As I’ve gradually come to terms with the fact that I have moved to one of the rainiest towns in Britain, on the rainiest year on record, the slugs have gradually worked their way though everything. I wouldn’t be surprised if I woke up one morning, to find that they had eaten my house too.
So I found a busker who needed a home, and I asked him if he’d like to live in mine, and look after the hens and weeds for me. I then journeyed to Lincolnshire, to participate in a Permaculture teacher training course at the Inkpot, with Hannah Thorogood, Aranya, Jan Mulreany and Peter Cow. My journey started out in Tavistock, with my backpack, my freecycle guitar, my purple “Mary Poppins” bag, and a piece of cardboard that said “Plymouth Please”. I had my thumb out for 10 minutes, before a friend drove by and picked me up. Easy! I got to the station and boarded my train, only to find out that I was on the wrong train, and my ticket was invalid. In a state of panic, and half way through a phone call to First Great Western to find out what my ticket was valid for, I got kicked off the train. As I stepped onto the platform and the train pulled away, I remembered my backpack in the luggage space…..The floods began.
So my journey continued with just my guitar and my purple bag. I sat in the customer service area of Exeter station, and played my way through my John Denver repertoire until my fingers hurt. The music gave me calm in the storm. 3 hours later, they could not locate my bag, so I got on a train to London to spend the night. Messages flying around facebook about a stranded traveller, secured me a bed at my cousin’s flat. When I showed up at midnight, she gave me everything I needed for my trip, down to a weeks worth of her knickers…
At 5am I sat in Kings Cross station. Waiting for my train, and playing Country Roads, I was aware of the pain in my fingers, but I was feeling emotionally delicate. I needed to keep playing and singing. I made it to Lincolnshire. It was too early in the morning to take the bus, so I walked with my thumb out, along a beautiful country road, with the early morning sun on my face, and I sang. A friend drove by and picked me up.
10 days of being taken care of by my permaculture family, and I finally located my backpack- It was in the Leeds lost property office. I hatched a plan for someone from the Permaculture offices in Leeds, to pick it up and bring it to the Permaculture Convergence in Wales, 2 weeks later.
I don’t remember the time between the 2 events. It feels like I went home to have a shower, and then magically found myself in the beautiful Welsh Coed Hills. My permaculture family were there with my back pack, and I had brought pickle and wine to thank those who had helped me. I kept my guitar close by, and through the intensity of the Convergence and the sessions I was facilitating and filming, I found myself gravitating to it in my brakes. It brought me back to some calmness.
It was the last night of the convergence and it was a Cabaret – The Permaculture Association’s version of an open mic night. Who cares if I only started playing guitar last Autumn? I thought. They’re all friends…..so in front of 250 people, I played and sung Country Roads. In reaction to my nerves, I kept my eyes closed for most of it, but when I opened them, I saw 250 people singing along with me at the top of their lungs, swaying their arms. I saw 2 lighters lit up in the air. The support and love that I felt from them was beautiful.

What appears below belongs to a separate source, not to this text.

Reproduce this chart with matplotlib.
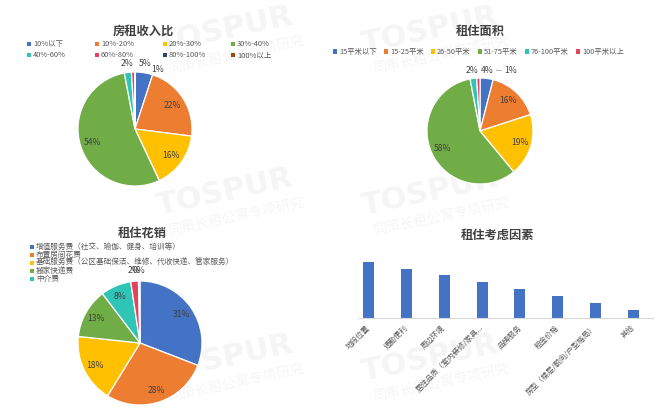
import matplotlib
matplotlib.use('Agg')
import matplotlib.pyplot as plt
import matplotlib.patches as mpatches
from matplotlib.patches import Rectangle
import numpy as np

plt.rcParams['font.family'] = ['Noto Sans CJK SC', 'DejaVu Sans']

# ---------------- data ----------------
ratio_labels = ['10%以下', '10%-20%', '20%-30%', '30%-40%',
                '40%-60%', '60%-80%', '80%-100%', '100%以上']
ratio_values = [5, 22, 16, 54, 2, 1, 0, 0]

area_labels = ['15平米以下', '15-25平米', '26-50平米', '51-75平米', '76-100平米', '100平米以上']
area_values = [4, 16, 19, 58, 2, 1]

spend_labels = ['增值服务费（社交、瑜伽、健身、培训等）', '布置房间花费',
                '基础服务费（公区基础保洁、维修、代收快递、管家服务）',
                '搬家快递费', '中介费', '其他', '其他费用']
spend_values = [31, 28, 18, 13, 8, 2, 0.4]
spend_legend_shown = 5

factor_labels = ['地段位置', '通勤便利', '周边环境', '居住品质（室内装修/家具...',
                 '品牌服务', '租金价格', '房型（楼层/朝向/户型格局）', '其他']
factor_values = [167, 147, 130, 109, 87, 65, 44, 23]

palette = ['#4472C4', '#ED7D31', '#FFC000', '#70AD47', '#2EC4B6', '#E8415F', '#264478', '#9E480E']
spend_colors = palette[:6] + ['#A5A5A5']

W, H = 660, 412
fig = plt.figure(figsize=(W / 100, H / 100), dpi=100)
fig.patch.set_facecolor('white')

TXT = '#595959'
LBL = '#404040'

# ---------------- watermarks (faint) ----------------
wm_x = [225, 430]
wm_y = [30, 192, 358]
for yy in wm_y:
    for xx in wm_x:
        fig.text(xx / W, 1 - yy / H, 'TOSPUR', fontsize=22, fontweight='bold',
                 family=['DejaVu Sans'], color='#f5f5f5', rotation=12,
                 ha='center', va='center', zorder=-5)
        fig.text((xx + 12) / W, 1 - (yy + 24) / H, '同策长租公寓专项研究', fontsize=10,
                 color='#f6f6f6', rotation=12, ha='center', va='center', zorder=-5)


def pie_axes(cx, cy, r, pad=1.15):
    ax = fig.add_axes([(cx - r * pad) / W, 1 - (cy + r * pad) / H, 2 * r * pad / W, 2 * r * pad / H])
    ax.set_xlim(-pad, pad)
    ax.set_ylim(-pad, pad)
    ax.set_aspect('equal')
    ax.axis('off')
    ax.patch.set_visible(False)
    return ax


def draw_pie(ax, values, colors, in_r=0.78, out_r=1.17, overrides=None):
    overrides = overrides or {}
    lim = ax.get_xlim()
    wedges, _ = ax.pie(values, colors=colors, startangle=90, counterclock=False,
                       radius=1, wedgeprops=dict(edgecolor='white', linewidth=0.9))
    ax.set_xlim(lim)
    ax.set_ylim(lim)
    for i, (w, v) in enumerate(zip(wedges, values)):
        if v <= 0:
            continue
        ang = (w.theta1 + w.theta2) / 2
        r = in_r if v > 5 else out_r
        if i in overrides:
            ang, r = overrides[i]
        x = r * np.cos(np.radians(ang))
        y = r * np.sin(np.radians(ang))
        ax.text(x, y, f'{v:.0f}%', fontsize=6.2, color=LBL, ha='center', va='center')
    return wedges


def title(x, y, s):
    fig.text(x / W, 1 - y / H, s, fontsize=8.8, fontweight='bold', color=LBL,
             ha='center', va='center')


def legend_item(x, y, color, text, fs=5.4):
    fig.patches.append(Rectangle((x / W, 1 - (y + 2) / H), 4 / W, 4 / H,
                                 transform=fig.transFigure, facecolor=color,
                                 edgecolor='none', figure=fig))
    fig.text((x + 6) / W, 1 - y / H, text, fontsize=fs, color=TXT, ha='left', va='center')


# ---------------- chart 1 ----------------
title(143, 31, '房租收入比')
for i, lab in enumerate(ratio_labels):
    legend_item(27 + 68 * (i % 4), 44 + 11 * (i // 4), palette[i], lab)
ax1 = pie_axes(135, 129, 57)
draw_pie(ax1, ratio_values, palette, in_r=0.78, out_r=1.16, overrides={5: (69.5, 1.11)})

# ---------------- chart 2 ----------------
title(480, 32, '租住面积')
handles = [mpatches.Patch(facecolor=palette[i], edgecolor='none', label=l)
           for i, l in enumerate(area_labels)]
fig.legend(handles=handles, loc='center', bbox_to_anchor=(478.5 / W, 1 - 52 / H), ncol=6,
           fontsize=5.3, frameon=False, handlelength=0.55, handleheight=0.55,
           handletextpad=0.3, columnspacing=0.95, borderpad=0, labelcolor=TXT)
ax2 = pie_axes(480, 131, 53)
draw_pie(ax2, area_values, palette[:6], in_r=0.78, out_r=1.16, overrides={5: (63.6, 1.28)})
# short leader line for the 1% label
ax2.plot([0.30, 0.40], [1.15, 1.15], color='#a6a6a6', linewidth=0.6)

# ---------------- chart 3 ----------------
title(142.5, 233, '租住花销')
for i in range(spend_legend_shown):
    legend_item(30, 247 + 8.1 * i, spend_colors[i], spend_labels[i], fs=5.5)
ax3 = pie_axes(140, 343, 62)
draw_pie(ax3, spend_values, spend_colors, in_r=0.81, out_r=1.17)

# ---------------- chart 4 ----------------
title(497.5, 235, '租住考虑因素')
axb = fig.add_axes([359 / W, 1 - 318 / H, (652.5 - 359) / W, 68 / H])
axb.patch.set_visible(False)
xs = np.arange(len(factor_values))
axb.bar(xs, factor_values, width=0.29, color='#4472C4')
axb.set_xlim(-0.25, 7.5)
axb.set_ylim(0, 204)
for s in ['top', 'right', 'left']:
    axb.spines[s].set_visible(False)
axb.spines['bottom'].set_color('#d9d9d9')
axb.spines['bottom'].set_linewidth(0.8)
axb.set_yticks([])
axb.set_xticks(xs)
axb.set_xticklabels(factor_labels, rotation=45, ha='right', va='center',
                    rotation_mode='anchor', fontsize=5.4, color=TXT)
axb.tick_params(axis='x', length=0, pad=6)

fig.savefig('out.png', dpi=100, facecolor='white')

The country roads took me home, and I am finally back home in Tavistock with my daughter, my hens, my lodger and his cat, the slugs and the rain. It’s been a journey! I am ready to start learning from other song writers, but Country Roads will always be my theme tune. I feel that I now truly understand how music can maintain a person’s sanity.
This blog entry is about Zone 00. It’s about me, and how I have looked after my own well being through an incredibly intense few weeks. Permaculture is about sustainable systems, and I am a part of many systems. If I burn out, I fail to be a strong element in those systems. So, it is more important than anything else, that I look after myself. I remember how I almost left my guitar at home at the beginning of my journey, because I had too much to carry. But what did I really need to carry? When I strip it down, I didn’t even need my guitar. I just needed to sing for my sanity. I didn’t really need the possessions that I tried to carry with me, but I did need the love and support of those around me, which they gave me freely.
So thank you for the music. For my friends and my family. I feel like a very rich person.